◆ **EXERCISE INSTRUCTIONS**
Provide an exact copy of the data, excluding the images.

* start DATA SEGMENT *

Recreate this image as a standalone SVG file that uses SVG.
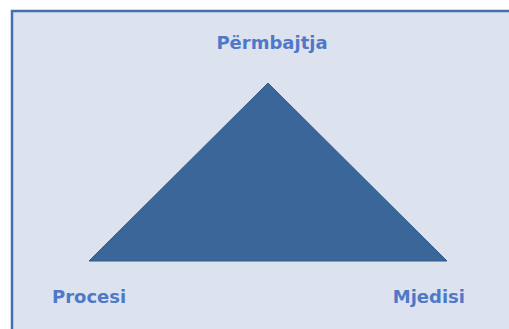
<svg xmlns="http://www.w3.org/2000/svg" width="509" height="329" viewBox="0 0 509 329">
<style>
.lbl{font-family:"DejaVu Sans","Liberation Sans",sans-serif;font-weight:bold;font-size:18px;fill:#4f78c8;}
</style>
<rect x="0" y="0" width="509" height="329" fill="#ffffff"/>
<g id="frame">
<rect x="12" y="11" width="520" height="340" fill="#dde3ee" stroke="#4570ae" stroke-width="2.5"/>
</g>
<g id="triangle">
<polygon points="268,83 89,261 447,261" fill="#3b6699" stroke="#2f5a8e" stroke-width="1"/>
</g>
<g id="permbajtja"><text class="lbl" x="272" y="49" text-anchor="middle">Përmbajtja</text></g>
<g id="procesi"><text class="lbl" x="52" y="303">Procesi</text></g>
<g id="mjedisi"><text class="lbl" x="465" y="303" text-anchor="end">Mjedisi</text></g>
</svg>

* end DATA SEGMENT *

◆ **FULL SOLUTION**
Recreate this image as a standalone SVG file that uses SVG.
<svg xmlns="http://www.w3.org/2000/svg" width="509" height="329" viewBox="0 0 509 329">
<style>
.lbl{font-family:"DejaVu Sans","Liberation Sans",sans-serif;font-weight:bold;font-size:18px;fill:#4f78c8;}
</style>
<rect x="0" y="0" width="509" height="329" fill="#ffffff"/>
<g id="frame">
<rect x="12" y="11" width="520" height="340" fill="#dde3ee" stroke="#4570ae" stroke-width="2.5"/>
</g>
<g id="triangle">
<polygon points="268,83 89,261 447,261" fill="#3b6699" stroke="#2f5a8e" stroke-width="1"/>
</g>
<g id="permbajtja"><text class="lbl" x="272" y="49" text-anchor="middle">Përmbajtja</text></g>
<g id="procesi"><text class="lbl" x="52" y="303">Procesi</text></g>
<g id="mjedisi"><text class="lbl" x="465" y="303" text-anchor="end">Mjedisi</text></g>
</svg>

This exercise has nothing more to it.